## WHAT TO WORK ON
Wherever "chart" appears in a line, copy that line.

## GIVEN DATA
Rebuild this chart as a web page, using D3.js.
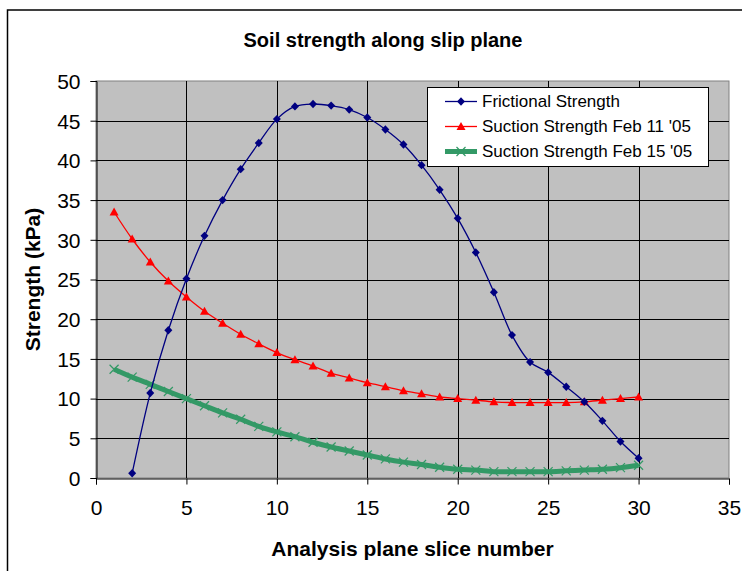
<!DOCTYPE html>
<html><head><meta charset="utf-8">
<script src="https://cdn.jsdelivr.net/npm/d3@7/dist/d3.min.js"></script>
<style>body{margin:0;background:#fff}svg{display:block}text{font-family:Arial,"Liberation Sans",sans-serif}</style>
</head><body><svg id="c" width="742" height="571"></svg>
<script>
const frictionalSlices = [2,3,4,5,6,7,8,9,10,11,12,13,14,15,16,17,18,19,20,21,22,23,24,25,26,27,28,29,30];
const frictional = [0.6,10.7,18.6,25.1,30.5,35.0,38.9,42.2,45.2,46.8,47.1,46.9,46.4,45.4,43.9,42.0,39.4,36.3,32.7,28.4,23.4,18.0,14.6,13.3,11.5,9.6,7.2,4.6,2.5];
const suctionSlices = [1,2,3,4,5,6,7,8,9,10,11,12,13,14,15,16,17,18,19,20,21,22,23,24,25,26,27,28,29,30];
const suctionFeb11 = [33.5,30.1,27.2,24.8,22.8,21.0,19.5,18.1,16.9,15.8,14.9,14.1,13.2,12.6,12.0,11.5,11.0,10.6,10.2,10.0,9.8,9.6,9.5,9.5,9.5,9.5,9.6,9.8,10.0,10.2];
const suctionFeb15 = [13.7,12.7,11.8,10.9,10.0,9.1,8.2,7.4,6.5,5.8,5.2,4.5,3.9,3.4,2.9,2.4,2.0,1.7,1.35,1.1,1.0,0.8,0.8,0.8,0.8,0.9,1.0,1.1,1.3,1.6];
const xTicks = [0,5,10,15,20,25,30,35];
const yTicks = [0,5,10,15,20,25,30,35,40,45,50];
const seriesNames = ["Frictional Strength","Suction Strength Feb 11 '05","Suction Strength Feb 15 '05"];

const svg = d3.select("#c");
const L=96, R=729, T=81, B=478;
const x = d3.scaleLinear().domain([0,35]).range([L,R]);
const y = d3.scaleLinear().domain([0,50]).range([B,T]);

// outer chart border
svg.append("rect").attr("x",7.5).attr("y",10).attr("width",800).attr("height",700)
  .attr("fill","#fff").attr("stroke","#000").attr("stroke-width",1.5);

// plot area
svg.append("rect").attr("x",L).attr("y",T).attr("width",R-L).attr("height",B-T)
  .attr("fill","#c0c0c0").attr("stroke","#808080").attr("stroke-width",1);

// grid
const g = svg.append("g");
g.selectAll("line.h").data(yTicks.filter(d=>d>0&&d<50)).join("line")
  .attr("x1",L).attr("x2",R).attr("y1",d=>Math.round(y(d))+0.5).attr("y2",d=>Math.round(y(d))+0.5)
  .attr("stroke","#000").attr("stroke-width",1);
g.selectAll("line.v").data(xTicks.filter(d=>d>0&&d<35)).join("line")
  .attr("y1",T).attr("y2",B).attr("x1",d=>Math.round(x(d))+0.5).attr("x2",d=>Math.round(x(d))+0.5)
  .attr("stroke","#000").attr("stroke-width",1);

// axes
const xAxis = svg.append("g").attr("transform",`translate(0,${B+0.5})`)
  .call(d3.axisBottom(x).tickValues(xTicks).tickSize(6).tickPadding(16).tickFormat(d3.format("d")));
const yAxis = svg.append("g").attr("transform",`translate(${L+0.5},0)`)
  .call(d3.axisLeft(y).tickValues(yTicks).tickSize(6).tickPadding(10).tickFormat(d3.format("d")));
[xAxis,yAxis].forEach(a=>{
  a.select(".domain").attr("stroke","#000").attr("stroke-width",1);
  a.selectAll(".tick line").attr("stroke","#000");
  a.selectAll(".tick text").attr("font-size",21).attr("fill","#000").style("font-family","Arial, 'Liberation Sans', sans-serif");
});
yAxis.selectAll(".tick text").attr("dy","0.35em");

// titles
svg.append("text").attr("x",383).attr("y",47).attr("text-anchor","middle")
  .attr("font-size",20).attr("font-weight","bold").text("Soil strength along slip plane");
svg.append("text").attr("x",(L+R)/2).attr("y",556).attr("text-anchor","middle")
  .attr("font-size",21).attr("font-weight","bold").text("Analysis plane slice number");
svg.append("text").attr("transform",`translate(40,${(T+B)/2}) rotate(-90)`).attr("text-anchor","middle")
  .attr("font-size",21).attr("font-weight","bold").text("Strength (kPa)");

const curve = d3.curveCatmullRom.alpha(0.5);
const line = d3.line().x(d=>x(d[0])).y(d=>y(d[1])).curve(curve);

const fData = frictionalSlices.map((s,i)=>[s,frictional[i]]);
const s11 = suctionSlices.map((s,i)=>[s,suctionFeb11[i]]);
const s15 = suctionSlices.map((s,i)=>[s,suctionFeb15[i]]);

svg.append("clipPath").attr("id","pc").append("rect").attr("x",L).attr("y",T-10).attr("width",R-L).attr("height",B-T+20);

const COL = {f:"#000080", r:"#ff0000", g:"#339966"};
const diamond = "M0,-4.2L4,0L0,4.2L-4,0Z";
const tri = "M0,-4.5L4.5,3.5L-4.5,3.5Z";
const cross = "M-4.5,-4.5L4.5,4.5M-4.5,4.5L4.5,-4.5";

// green thick line
svg.append("path").datum(s15).attr("d",line).attr("fill","none").attr("stroke",COL.g).attr("stroke-width",5);
svg.selectAll("path.gx").data(s15).join("path").attr("class","gx")
  .attr("transform",d=>`translate(${x(d[0])},${y(d[1])})`).attr("d",cross)
  .attr("stroke",COL.g).attr("stroke-width",1.2).attr("fill","none");

// red
svg.append("path").datum(s11).attr("d",line).attr("fill","none").attr("stroke",COL.r).attr("stroke-width",1.3);
svg.selectAll("path.rt").data(s11).join("path").attr("class","rt")
  .attr("transform",d=>`translate(${x(d[0])},${y(d[1])})`).attr("d",tri).attr("fill",COL.r);

// blue
svg.append("path").datum(fData).attr("d",line).attr("fill","none").attr("stroke",COL.f).attr("stroke-width",1.3)
  .attr("clip-path","url(#pc)");
svg.selectAll("path.bd").data(fData).join("path").attr("class","bd")
  .attr("transform",d=>`translate(${x(d[0])},${y(d[1])})`).attr("d",diamond).attr("fill",COL.f);

// legend
const lg = svg.append("g").attr("transform","translate(427,87)");
lg.append("rect").attr("x",0.5).attr("y",0.5).attr("width",281).attr("height",79).attr("fill","#fff").attr("stroke","#000");
const rows = [
  {name:seriesNames[0], c:COL.f, w:1.3, m:diamond, fill:true},
  {name:seriesNames[1], c:COL.r, w:1.3, m:tri, fill:true},
  {name:seriesNames[2], c:COL.g, w:5, m:cross, fill:false}
];
rows.forEach((r,i)=>{
  const yy = 14.5 + i*25;
  lg.append("line").attr("x1",18).attr("x2",50).attr("y1",yy).attr("y2",yy).attr("stroke",r.c).attr("stroke-width",r.w);
  const m = lg.append("path").attr("transform",`translate(34,${yy})`).attr("d",r.m);
  if(r.fill) m.attr("fill",r.c); else m.attr("fill","none").attr("stroke",r.c).attr("stroke-width",1.2);
  lg.append("text").attr("x",55).attr("y",yy).attr("dy","0.35em").attr("font-size",17).text(r.name);
});
</script></body></html>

## ANSWER FOR THE TASK
Rebuild this chart as a web page, using D3.js.
// outer chart border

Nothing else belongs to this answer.